KaZaA didn't store the files itself so it was thought they wouldn't be possible to shutdown. From the site above:

"While Kazaa claims to be "completely legal," there are those who disagree: The free-to-download blue files are controlled by Kazaa users and include copyrighted content."

"Later that year, Kazaa was sued again, this time in the United States by the Recording Industry Association of America (RIAA) and the Motion Picture Association (MPAA). As of February 2005, the decision in that suit is still pending."

I remember they started suing individual users at that time... I found an article explaining that:

https://www.videoproc.com/resource/what-happened-to-kazaa.ht...

"In September 2003, the RIAA filed lawsuits against over 250 individuals, accusing them of illegally distributing about 1,000 copyright music files each, using P2P networks. RIAA sought an average compensation of $3,000 per case."

The result of the first case:

"In July 2006, the MGM Studios, Inc. v. Grokster, Ltd. caused Sharman to settle for $100 million, the amount to compensate the loss of four major music labels – EMI, Sony BMG, Universal Music, and Warner Music. The company also agreed to pay an undisclosed amount to the studios in the industry."

It's unclear exactly how Kazaa got down, the article concludes with "In August 2012, the Kazaa website was no longer active."... "the rise of legal streaming services such as iTunes, Spotify, and Netflix further compounded Kazaa's demise.".

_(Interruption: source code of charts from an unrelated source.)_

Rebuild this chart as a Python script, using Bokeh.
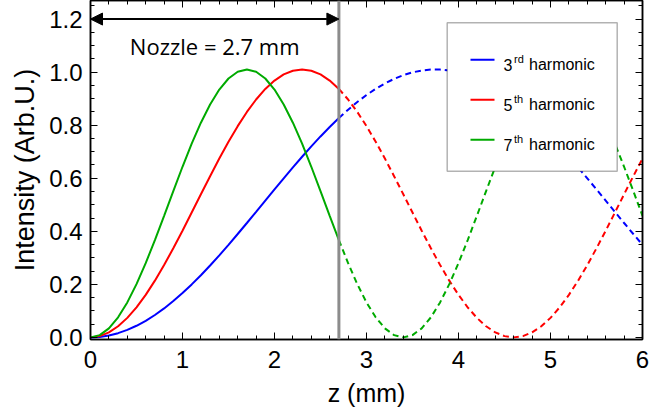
from bokeh.plotting import figure
from bokeh.models import (Range1d, LinearAxis, FixedTicker, Span, Arrow, NormalHead,
                          Label, BoxAnnotation)
from bokeh.embed import file_html
from bokeh.resources import INLINE

# ---------------- data ----------------
z_mm = [0.0, 0.1, 0.2, 0.3, 0.4, 0.5, 0.6, 0.7, 0.8, 0.9,
        1.0, 1.1, 1.2, 1.3, 1.4, 1.5, 1.6, 1.7, 1.8, 1.9,
        2.0, 2.1, 2.2, 2.3, 2.4, 2.5, 2.6, 2.7, 2.8, 2.9,
        3.0, 3.1, 3.2, 3.3, 3.4, 3.5, 3.6, 3.7, 3.8, 3.9,
        4.0, 4.1, 4.2, 4.3, 4.4, 4.5, 4.6, 4.7, 4.8, 4.9,
        5.0, 5.1, 5.2, 5.3, 5.4, 5.5, 5.6, 5.7, 5.8, 5.9, 6.0]

h3 = [0.0, 0.0018, 0.0071, 0.0159, 0.0281, 0.0437, 0.0625, 0.0844, 0.1092, 0.1369,
      0.1671, 0.1997, 0.2344, 0.2710, 0.3093, 0.3489, 0.3897, 0.4312, 0.4733, 0.5156,
      0.5578, 0.5996, 0.6408, 0.6810, 0.7200, 0.7575, 0.7932, 0.8269, 0.8583, 0.8873,
      0.9136, 0.9370, 0.9573, 0.9745, 0.9884, 0.9990, 1.0060, 1.0096, 1.0096, 1.0060,
      0.9990, 0.9884, 0.9745, 0.9573, 0.9370, 0.9136, 0.8873, 0.8583, 0.8269, 0.7932,
      0.7575, 0.7200, 0.6810, 0.6408, 0.5996, 0.5578, 0.5156, 0.4733, 0.4312, 0.3897, 0.3489]

h5 = [0.0, 0.0047, 0.0187, 0.0418, 0.0735, 0.1133, 0.1603, 0.2138, 0.2727, 0.3359,
      0.4022, 0.4705, 0.5395, 0.6077, 0.6741, 0.7374, 0.7963, 0.8498, 0.8968, 0.9365,
      0.9682, 0.9913, 1.0053, 1.0100, 1.0053, 0.9913, 0.9682, 0.9365, 0.8968, 0.8498,
      0.7963, 0.7374, 0.6741, 0.6077, 0.5395, 0.4705, 0.4022, 0.3359, 0.2727, 0.2138,
      0.1603, 0.1133, 0.0735, 0.0418, 0.0187, 0.0047, 0.0, 0.0047, 0.0187, 0.0418,
      0.0735, 0.1133, 0.1603, 0.2138, 0.2727, 0.3359, 0.4022, 0.4705, 0.5395, 0.6077, 0.6741]

h7 = [0.0, 0.0086, 0.0341, 0.0756, 0.1318, 0.2007, 0.2799, 0.3668, 0.4584, 0.5516,
      0.6432, 0.7301, 0.8094, 0.8782, 0.9344, 0.9760, 1.0014, 1.0100, 1.0014, 0.9760,
      0.9344, 0.8782, 0.8094, 0.7301, 0.6432, 0.5516, 0.4584, 0.3668, 0.2799, 0.2007,
      0.1318, 0.0756, 0.0341, 0.0086, 0.0, 0.0086, 0.0341, 0.0756, 0.1318, 0.2007,
      0.2799, 0.3668, 0.4584, 0.5516, 0.6432, 0.7301, 0.8094, 0.8782, 0.9344, 0.9760,
      1.0014, 1.0100, 1.0014, 0.9760, 0.9344, 0.8782, 0.8094, 0.7301, 0.6432, 0.5516, 0.4584]

series_orders = ["3", "5", "7"]
series_suffix = ["rd", "th", "th"]
series_word = "harmonic"
series_colors = ["#0000FF", "#FF0000", "#00AA00"]

nozzle_mm = 2.7
arrow_level = 1.2
nozzle_text = "Nozzle = 2.7 mm"

x_ticks = [0, 1, 2, 3, 4, 5, 6]
x_tick_labels = ["0", "1", "2", "3", "4", "5", "6"]
y_ticks = [0.0, 0.2, 0.4, 0.6, 0.8, 1.0, 1.2]
y_tick_labels = ["0.0", "0.2", "0.4", "0.6", "0.8", "1.0", "1.2"]
x_minor = [round(0.2 * i, 1) for i in range(31)]
y_minor = [round(0.05 * i, 2) for i in range(26)]

# ---------------- figure ----------------
p = figure(width=665, height=414, output_backend="svg", toolbar_location=None,
           x_range=Range1d(0, 6), y_range=Range1d(-0.008, 1.27),
           min_border_left=90, min_border_right=23, min_border_top=0, min_border_bottom=75)
p.background_fill_color = "white"
p.border_fill_color = "white"
p.grid.visible = False
p.outline_line_color = "black"
p.outline_line_width = 1.5

TICK_FONT = "Liberation Sans"

xb = p.below[0]
yl = p.left[0]
xb.ticker = FixedTicker(ticks=x_ticks, minor_ticks=x_minor)
yl.ticker = FixedTicker(ticks=y_ticks, minor_ticks=y_minor)
xb.major_label_overrides = {t: l for t, l in zip(x_ticks, x_tick_labels)}
yl.major_label_overrides = {t: l for t, l in zip(y_ticks, y_tick_labels)}
xb.axis_label = "z (mm)"
yl.axis_label = "Intensity (Arb.U.)"

top_axis = LinearAxis(ticker=FixedTicker(ticks=x_ticks, minor_ticks=x_minor))
right_axis = LinearAxis(ticker=FixedTicker(ticks=y_ticks, minor_ticks=y_minor))
p.add_layout(top_axis, "above")
p.add_layout(right_axis, "right")

for ax in [xb, yl, top_axis, right_axis]:
    ax.axis_line_color = "black"
    ax.axis_line_width = 1.5
    ax.major_tick_line_color = "black"
    ax.minor_tick_line_color = "black"
    ax.major_tick_line_width = 1
    ax.minor_tick_line_width = 1
    ax.major_tick_in = 7
    ax.major_tick_out = 0
    ax.minor_tick_in = 4
    ax.minor_tick_out = 0
    ax.major_label_text_font = TICK_FONT
    ax.major_label_text_color = "black"
    ax.axis_label_text_font = TICK_FONT
    ax.axis_label_text_font_style = "normal"
    ax.axis_label_text_color = "black"

for ax in [top_axis, right_axis]:
    ax.major_label_text_color = None
    ax.major_label_text_font_size = "2px"
    ax.major_label_standoff = 0

xb.major_label_text_font_size = "24px"
xb.major_label_standoff = 11
xb.axis_label_text_font_size = "25px"
xb.axis_label_standoff = 8
yl.major_label_text_font_size = "24px"
yl.major_label_standoff = 8
yl.axis_label_text_font_size = "27px"
yl.axis_label_standoff = 6

# ---------------- curves ----------------
solid_idx = [i for i, z in enumerate(z_mm) if z <= nozzle_mm + 1e-9]
dash_idx = [i for i, z in enumerate(z_mm) if z >= nozzle_mm - 1e-9]

for vals, col in zip([h3, h5, h7], series_colors):
    p.line([z_mm[i] for i in dash_idx], [vals[i] for i in dash_idx],
           line_color=col, line_width=2, line_dash="6 4")
for vals, col in zip([h3, h5, h7], series_colors):
    p.line([z_mm[i] for i in solid_idx], [vals[i] for i in solid_idx],
           line_color=col, line_width=2)

# nozzle marker
p.add_layout(Span(location=nozzle_mm, dimension="height", line_color="#8C8C8C", line_width=3))
p.add_layout(Arrow(x_start=0, y_start=arrow_level, x_end=nozzle_mm, y_end=arrow_level,
                   line_color="black", line_width=2,
                   start=NormalHead(size=12, fill_color="black", line_color="black"),
                   end=NormalHead(size=12, fill_color="black", line_color="black")))
p.add_layout(Label(x=nozzle_mm / 2, y=1.1, text=nozzle_text, text_align="center",
                   text_baseline="middle", text_font="Open Sans", text_font_size="22px",
                   text_color="black"))

# ---------------- legend (screen units, relative to the frame's lower-left) ----------------
LEG_L, LEG_R, LEG_B, LEG_T = 356.7, 526.7, 168.3, 316.7
ROW_Y = [279.7, 239.7, 199.7]
p.add_layout(BoxAnnotation(left=LEG_L, right=LEG_R, bottom=LEG_B, top=LEG_T,
                           left_units="screen", right_units="screen",
                           bottom_units="screen", top_units="screen",
                           fill_color="white", fill_alpha=1.0,
                           line_color="black", line_width=1.5))
for ry, order, suf, col in zip(ROW_Y, series_orders, series_suffix, series_colors):
    p.add_layout(BoxAnnotation(left=380, right=404, bottom=ry - 1, top=ry + 1,
                               left_units="screen", right_units="screen",
                               bottom_units="screen", top_units="screen",
                               fill_color=col, fill_alpha=1.0, line_color=None))
    p.add_layout(Label(x=413, y=ry - 5, x_units="screen", y_units="screen",
                       text=order, text_font=TICK_FONT, text_font_size="16px",
                       text_baseline="alphabetic", text_align="left", text_color="black"))
    p.add_layout(Label(x=423.5, y=ry + 1, x_units="screen", y_units="screen",
                       text=suf, text_font=TICK_FONT, text_font_size="11px",
                       text_baseline="alphabetic", text_align="left", text_color="black"))
    p.add_layout(Label(x=438.5, y=ry - 5, x_units="screen", y_units="screen",
                       text=series_word, text_font=TICK_FONT, text_font_size="16px",
                       text_baseline="alphabetic", text_align="left", text_color="black"))

open("out.html", "w").write(file_html(p, INLINE))
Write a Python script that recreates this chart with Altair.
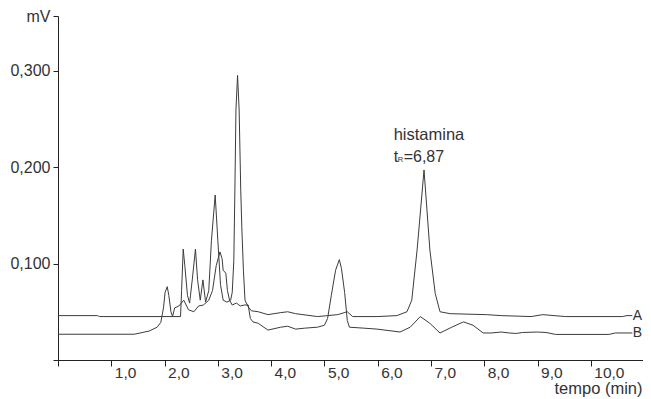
import altair as alt
import pandas as pd

# ---- data (time in min, signal in mV) ----
time_a = [0.00, 0.74, 0.78, 2.30, 2.32, 2.35, 2.38, 2.43, 2.47, 2.52, 2.58, 2.62, 2.67, 2.72, 2.77,
          2.83, 2.88, 2.95, 3.00, 3.05, 3.10, 3.17, 3.24, 3.27, 3.30, 3.32, 3.34, 3.37, 3.40, 3.43,
          3.45, 3.48, 3.51, 3.57, 3.63, 3.76, 3.94, 4.17, 4.31, 4.46, 4.87, 5.06, 5.25, 5.37, 5.43,
          5.53, 5.99, 6.36, 6.55, 6.64, 6.74, 6.87, 6.98, 7.08, 7.17, 7.36, 8.04, 8.32, 8.88, 9.10,
          9.31, 9.53, 10.59, 10.68, 10.78]
mv_a = [0.046, 0.046, 0.045, 0.045, 0.072, 0.115, 0.098, 0.067, 0.059, 0.083, 0.115, 0.083, 0.062,
        0.083, 0.060, 0.072, 0.124, 0.171, 0.124, 0.078, 0.062, 0.060, 0.062, 0.070, 0.103, 0.176,
        0.259, 0.295, 0.259, 0.176, 0.138, 0.093, 0.062, 0.055, 0.051, 0.050, 0.047, 0.049, 0.050,
        0.048, 0.045, 0.046, 0.047, 0.049, 0.050, 0.045, 0.045, 0.046, 0.050, 0.062, 0.114, 0.197,
        0.114, 0.069, 0.050, 0.048, 0.047, 0.046, 0.045, 0.047, 0.046, 0.045, 0.045, 0.046, 0.046]

time_b = [0.00, 1.43, 1.71, 1.86, 1.93, 1.98, 2.01, 2.05, 2.08, 2.12, 2.15, 2.19, 2.27, 2.36, 2.45,
          2.55, 2.64, 2.73, 2.83, 2.90, 2.97, 3.04, 3.08, 3.10, 3.15, 3.18, 3.22, 3.27, 3.35, 3.42,
          3.50, 3.57, 3.61, 3.66, 3.76, 3.94, 4.18, 4.31, 4.46, 4.63, 4.87, 5.00, 5.06, 5.13, 5.21,
          5.28, 5.32, 5.38, 5.43, 5.47, 5.74, 5.99, 6.42, 6.61, 6.80, 6.98, 7.17, 7.39, 7.61, 7.79,
          7.98, 8.13, 8.32, 8.47, 8.60, 8.72, 9.00, 9.16, 9.34, 10.34, 10.46, 10.78]
mv_b = [0.0267, 0.0267, 0.030, 0.034, 0.039, 0.054, 0.070, 0.076, 0.067, 0.050, 0.045, 0.054, 0.056,
        0.062, 0.052, 0.050, 0.056, 0.057, 0.062, 0.072, 0.098, 0.112, 0.105, 0.093, 0.090, 0.072,
        0.062, 0.057, 0.059, 0.056, 0.057, 0.057, 0.043, 0.0395, 0.038, 0.031, 0.034, 0.035, 0.032,
        0.033, 0.034, 0.036, 0.043, 0.067, 0.093, 0.104, 0.095, 0.070, 0.041, 0.034, 0.033, 0.032,
        0.029, 0.034, 0.045, 0.038, 0.028, 0.034, 0.0395, 0.036, 0.028, 0.028, 0.029, 0.028, 0.0275,
        0.0285, 0.029, 0.0285, 0.0265, 0.0265, 0.028, 0.028]

x_ticks = [0, 1, 2, 3, 4, 5, 6, 7, 8, 9, 10]
y_ticks = [0, 0.1, 0.2, 0.3, 0.3565]
X_MAX = 10.98
Y_MAX = 0.3565

series_names = ["A", "B"]
peak_label = "histamina"
peak_t, peak_sub, peak_val = "t", "R", "=6,87"

FONT = "Liberation Sans"
INK = "#333333"
LINE = "#3c3c3c"

df = pd.concat([
    pd.DataFrame({"t": time_a, "mv": mv_a, "trace": "A", "order": range(len(time_a))}),
    pd.DataFrame({"t": time_b, "mv": mv_b, "trace": "B", "order": range(len(time_b))}),
])

labels_df = pd.DataFrame({
    "t": [time_a[-1], time_b[-1]],
    "mv": [mv_a[-1], mv_b[-1]],
    "name": series_names,
})

annot_df = pd.DataFrame({"t": [6.30], "mv1": [0.2278], "mv2": [0.2057]})

x_scale = alt.Scale(domain=[0, X_MAX], nice=False, zero=False)
y_scale = alt.Scale(domain=[0, Y_MAX], nice=False, zero=False)

x_axis = alt.Axis(
    values=x_ticks,
    labelExpr="datum.value == 0 ? '' : replace(format(datum.value, '.1f'), '.', ',')",
    labelAlign="left", labelOffset=3, labelBaseline="alphabetic", labelPadding=11,
    tickSize=6, tickColor="#222222", domainColor="#222222",
    labelFont=FONT, labelFontSize=15.5, labelColor=INK,
    labelFlush=False, labelOverlap=False, grid=False,
    title="tempo (min)", titleAnchor="end", titleAlign="right",
    titleX=584, titleY=33.5, titleBaseline="alphabetic",
    titleFont=FONT, titleFontSize=16.5, titleFontWeight="normal", titleColor=INK,
)

y_axis = alt.Axis(
    values=y_ticks,
    labelExpr="datum.value > 0.35 ? 'mV' : (datum.value == 0 ? '' : replace(format(datum.value, '.3f'), '.', ','))",
    tickSize=5, tickColor="#222222", domainColor="#222222",
    labelPadding=3, labelFont=FONT, labelFontSize=16, labelColor=INK,
    labelFlush=False, labelOverlap=False, grid=False, title=None,
)

lines = alt.Chart(df).mark_line(color=LINE, strokeWidth=1).encode(
    x=alt.X("t:Q", scale=x_scale, axis=x_axis),
    y=alt.Y("mv:Q", scale=y_scale, axis=y_axis),
    detail="trace:N",
    order="order:Q",
)

series_text = alt.Chart(labels_df).mark_text(
    align="left", baseline="middle", dx=0.5, font=FONT, fontSize=14, color=INK
).encode(x=alt.X("t:Q", scale=x_scale), y=alt.Y("mv:Q", scale=y_scale), text="name:N")

hist_text = alt.Chart(annot_df).mark_text(
    align="left", baseline="alphabetic", font=FONT, fontSize=16.5, color=INK
).encode(x=alt.X("t:Q", scale=x_scale), y=alt.Y("mv1:Q", scale=y_scale), text=alt.value(peak_label))

t_text = alt.Chart(annot_df).mark_text(
    align="left", baseline="alphabetic", font=FONT, fontSize=16, color=INK
).encode(x=alt.X("t:Q", scale=x_scale), y=alt.Y("mv2:Q", scale=y_scale), text=alt.value(peak_t))

r_text = alt.Chart(annot_df).mark_text(
    align="left", baseline="alphabetic", font=FONT, fontSize=7.5, color=INK, dx=4.2, dy=0
).encode(x=alt.X("t:Q", scale=x_scale), y=alt.Y("mv2:Q", scale=y_scale), text=alt.value(peak_sub))

val_text = alt.Chart(annot_df).mark_text(
    align="left", baseline="alphabetic", font=FONT, fontSize=16, color=INK, dx=10
).encode(x=alt.X("t:Q", scale=x_scale), y=alt.Y("mv2:Q", scale=y_scale), text=alt.value(peak_val))

chart = alt.layer(lines, series_text, hist_text, t_text, r_text, val_text).properties(
    width=585, height=344,
    autosize=alt.AutoSizeParams(type="none"),
    padding={"left": 50, "top": 8, "right": 0, "bottom": 39},
).configure_view(stroke=None)

chart.save("out.html", embed_options={"renderer": "svg", "actions": False})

Looks like the music industry managed to scare people away from pirating instead of actually succeeding in bringing them down directly, which is more or less what I remember.


Napster used a centralized server for indexing but downloads were peer-to-peer. This is what made Napster so awesome on college campuses: you could find anything, but if you chose a local peer, the actual download would happen over the college LAN at godly speeds.

Gnutella brought peer-to-peer searches. Basically it used a flood-fill algorithm: your search would be broadcast to all connected peers, which would broadcast it to all peers that hadn't seen it yet, until somebody responded with the file and their IP and you could download directly from them. Interestingly Ethereum uses basically the same algorithm for block distribution, with some optimizations that were first published by RTM, who was one of the founders of YCombinator.

Kazaa's innovation was to split the peer space into "ordinary nodes" and "superpeers", with the observation that not all bandwidth links were equal. It would enlist hosts on high-bandwidth connections to form quasi-centralized indexing nodes to organize the network topology for all the low-bandwidth consumer nodes. It's a similar principle to how the Lightning Network works for Bitcoin, or how L2s on Ethereum operate. This also made it easier to shutdown than Gnutella though, because being a superpeer made you a legal target for the RIAA.


Fun fact: Kazaa's inventors (and their P2P architecture) would later go on to build "Sky peer-to-peer" AKA Skype.


And Napster's co-founder went on to become the first angel investor in Facebook.


Justin Timberlake?


As portrayed on the big screen.


bit torrent is basically the succesor to all this, and torrenting sites like the pirate bay are still going strong.


Napster kept a central repository if who had what files, not the files themselves.

Kazaa and ed2k were distributed. I think ed2k is still viable.